The pirates then capture Lief, Barda and Jasmine, reuniting them with Dain, who the pirates have been divided over giving to the Grey Guards out of fear of retaliation from Doom, leading to one of their number, Milne, being imprisoned with them. Lief is able to retrieve the Belt of Deltora from Finn by bribing the polypan the pirates captured with toffee he purchased from Steven before Lief, Barda, Jasmine, and Milne are thrown into the Maze of the Beast to be fed to the slug-like Glus. The Glus attacks Milne, who flees into the Maze, and Lief, Barda and Jasmine explore the Maze slowly to avoid alerting the Glus. Eventually Lief finds the gem has not been removed from the Maze due to the Belt sensing it in a column, and Jasmine and Barda lead the Glus away to give Lief time to excavate the gem, revealed to be the amethyst, whose calming power helps Lief retrieve it and find an exit in the Maze leading to a blowhole. Lief accidentally begins to flood the Maze and escapes with Barda and Jasmine just in time; the Glus seals the Maze behind them to prevent it from flooding. Finn and Nak confront them after they escape the blowhole, but it blows and drags the two pirates back into its depths. Afterwards, the trio discuss the false map planted by an Ol, before preparing to find the last gem - the diamond - at the Valley of the Lost.

==Characters==

- Lief: Lief is the main character of the series. As a child Lief roamed the streets of Del, sharpening his wits and gaining him the skills needed for his future quests. On his sixteenth birthday it is revealed to him that he must begin a dangerous quest to find the lost gems of the Belt of Deltora.

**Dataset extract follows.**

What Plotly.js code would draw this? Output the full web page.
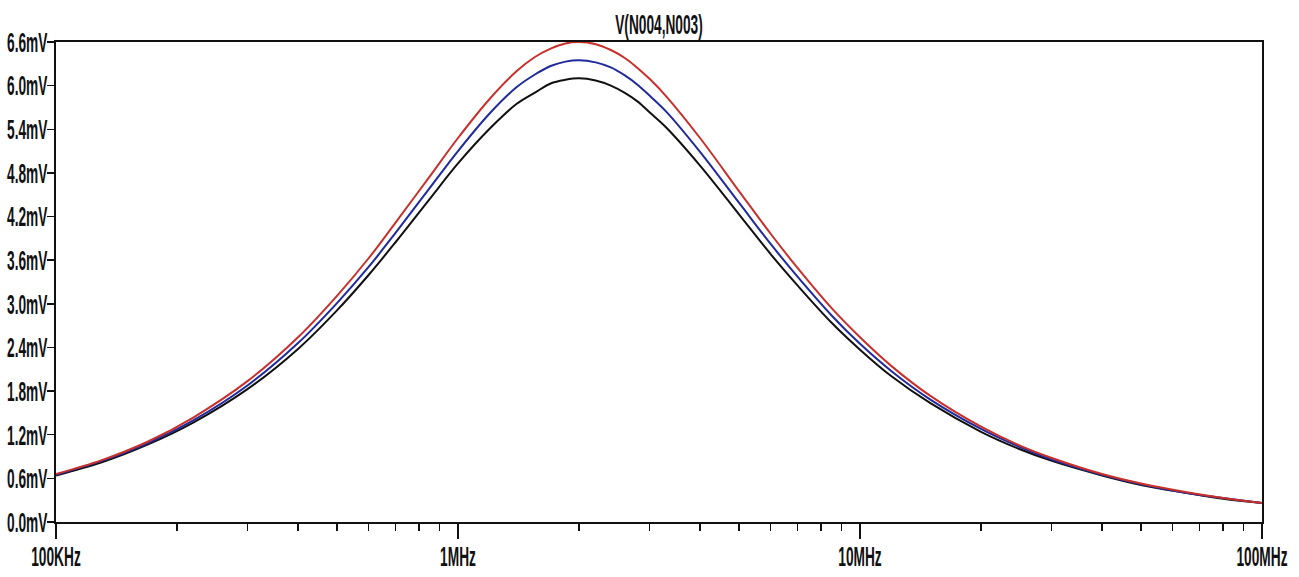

- Barda: Barda was enlisted to help find the lost gems of Deltora before the initial story takes place. For the next sixteen years, Barda disguised himself as a beggar so as to discover information vital to the quest..
- Jasmine: Jasmine is a wild girl, described as having wild black hair and emerald green eyes, who has grown up in the Forests of Silence, where Lief and Barda meet her shortly after leaving Del. She can understand the language of the trees and of many animals, and has incredibly sharp senses, but has trouble understanding some social customs. Jasmine is usually seen with her raven, Kree, and a mouse-like creature she calls Filli. Jasmine is like Lief and occasionally has a quick temper. After helping Lief and Barda in the forest and with the help of the topaz, she is greeted by her mother's spirit from beyond the grave, who tells her to go with Lief and Barda in their quest. After this encounter, she joins Lief and Barda in the search for the great gems that will complete the Belt.
- Kree: Kree is a raven and one of Jasmine's closest companions in the Forest of Silence. His family was taken and eaten by the witch Thaegan, and Kree was found by Jasmine. She took pity on him, as both had their family taken away, and she took care of Kree. Kree treats Jasmine as his master, and does not tolerate offensive behavior towards Jasmine. His presence is advantageous towards the three companions, as he is able to fly ahead and warn the others of oncoming danger or safety.
- Filli: Filli is a small, mouse-like creature (although Jasmine denies that he resembles any rodent). He was rescued by Jasmine when she discovered him paralyzed by the Wenn in The Forests of Silence. As such, he remains close to Jasmine and Kree, often hiding himself in Jasmine's clothing when danger arises. Like Kree, Jasmine is able to understand Filli. His small size is often advantageous to Lief, Barda and Jasmine, as he is able to hide easily and eavesdrop on others.
- The Glus: The Glus is the Guardian of the amethyst. It resembles a giant blue slug. It lives in the cavern called the Maze of the Beast. It cannot see, so relies on its hearing to survive.
- Dain: Dain is a timid young boy. He saves Lief, Barda, and Jasmine from the Ols. Through the series he shows feelings for Jasmine, making Lief jealous.